EXERCISE TASK:
Go through the records from the first line and retype each one exactly, stopping once the line with "from matplotlib.transforms import" is done. Pictures are left out.

— begin RECORDS TO USE —

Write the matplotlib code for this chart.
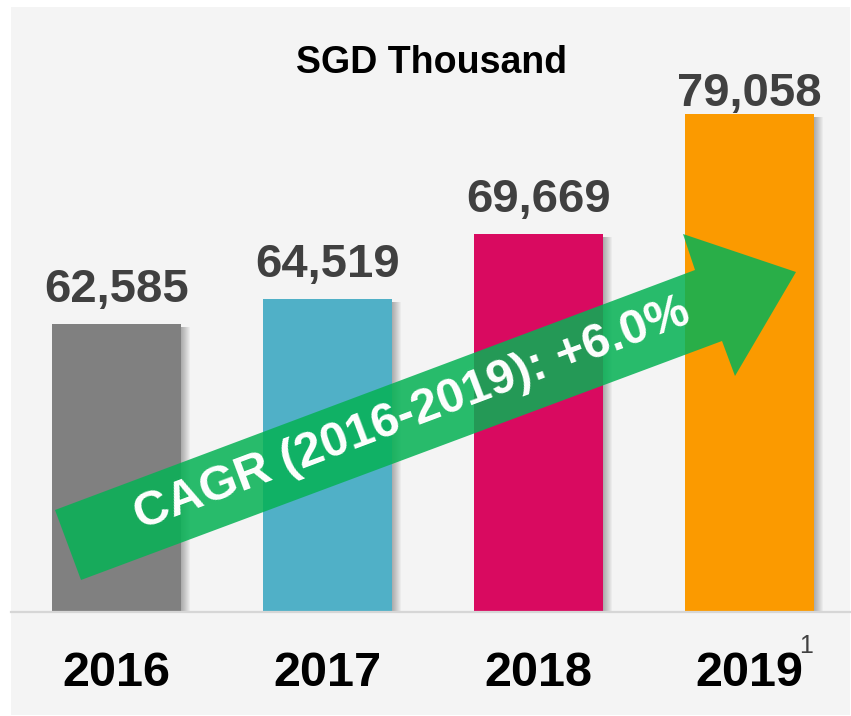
import matplotlib

matplotlib.use("Agg")

import matplotlib.pyplot as plt
from matplotlib.patches import Polygon, Rectangle
from matplotlib.transforms import ScaledTranslation

plt.rcParams["font.family"] = ["Liberation Sans", "DejaVu Sans"]

# data
YEARS = ["2016", "2017", "2018", "2019"]
VALUES = [62585, 64519, 69669, 79058]
BAR_COLOURS = ["#808080", "#50b0c7", "#d90a60", "#fb9a00"]
CAGR_TEXT = "CAGR (2016-2019): +6.0%"
TITLE = "SGD Thousand"
FOOTNOTE = "1"

# the last label is squeezed closer to its bar
LABEL_GAP_PX = [22, 22, 22, 8]

W, H = 851, 716
DPI = 100

fig = plt.figure(figsize=(W / DPI, H / DPI), dpi=DPI, facecolor="white")

# light grey panel behind everything
fig.patches.append(
    Rectangle(
        (11 / W, 1 - 715 / H),
        839 / W,
        708 / H,
        transform=fig.transFigure,
        facecolor="#f4f4f4",
        edgecolor="none",
        zorder=-5,
    )
)

ax = fig.add_axes([11 / W, (H - 612) / H, 839 / W, 605 / H], zorder=1)
ax.set_facecolor("none")
ax.set_xlim(-0.5, 3.476)
ax.set_ylim(40000, 87459)
ax.set_axis_off()

positions = list(range(len(VALUES)))
bar_width = 0.611

# soft drop shadow on the right of each bar
for step in range(1, 10):
    shift = ScaledTranslation(step / DPI, -3 / DPI, fig.dpi_scale_trans)
    ax.bar(
        positions,
        VALUES,
        width=bar_width,
        color="black",
        alpha=0.035,
        linewidth=0,
        transform=ax.transData + shift,
        zorder=1,
    )

ax.bar(positions, VALUES, width=bar_width, color=BAR_COLOURS, linewidth=0, zorder=2)
ax.axhline(40000, color="#d6d6d6", linewidth=1.6, zorder=3, clip_on=False)

for pos, value, gap in zip(positions, VALUES, LABEL_GAP_PX):
    ax.annotate(
        f"{value:,}",
        (pos, value),
        xytext=(0, gap),
        textcoords="offset pixels",
        ha="center",
        va="baseline",
        fontsize=34,
        fontweight="bold",
        color="#404040",
        zorder=4,
    )

for pos, year in zip(positions, YEARS):
    ax.annotate(
        year,
        (pos, 0),
        xycoords=("data", "axes fraction"),
        xytext=(0, -74),
        textcoords="offset pixels",
        ha="center",
        va="baseline",
        fontsize=35,
        fontweight="bold",
        color="black",
        annotation_clip=False,
    )

ax.annotate(
    FOOTNOTE,
    (positions[-1], 0),
    xycoords=("data", "axes fraction"),
    xytext=(57, -41),
    textcoords="offset pixels",
    ha="center",
    va="baseline",
    fontsize=18,
    color="#404040",
    annotation_clip=False,
)

fig.text(431 / W, 1 - 73 / H, TITLE, ha="center", va="baseline", fontsize=27, fontweight="bold")

# growth arrow overlay in image pixel coordinates
deco = fig.add_axes([0, 0, 1, 1], zorder=5)
deco.set_xlim(0, W)
deco.set_ylim(H, 0)
deco.set_axis_off()
deco.patch.set_alpha(0)

arrow_points = [
    (55, 510),
    (695, 270),
    (683, 234),
    (796, 272),
    (735, 376),
    (722, 341),
    (81, 580),
]
deco.add_patch(Polygon(arrow_points, closed=True, facecolor="#06b255", edgecolor="none", alpha=0.86))
deco.text(
    412,
    414,
    CAGR_TEXT,
    rotation=20.6,
    rotation_mode="anchor",
    ha="center",
    va="center",
    fontsize=35,
    fontweight="bold",
    color="white",
)

fig.savefig("out.png", dpi=DPI, facecolor="white")
plt.close(fig)
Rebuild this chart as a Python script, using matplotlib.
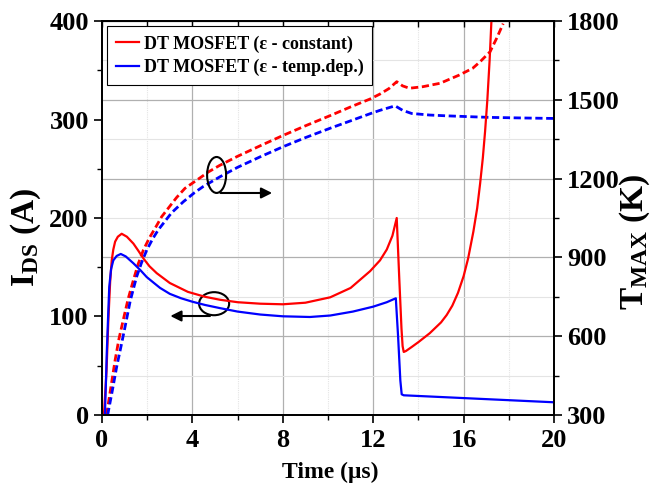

— end RECORDS TO USE —

OUTPUT OF THE TASK:
Write the matplotlib code for this chart.
import matplotlib

matplotlib.use("Agg")

import matplotlib.pyplot as plt
from matplotlib.patches import Polygon, Rectangle
from matplotlib.transforms import ScaledTranslation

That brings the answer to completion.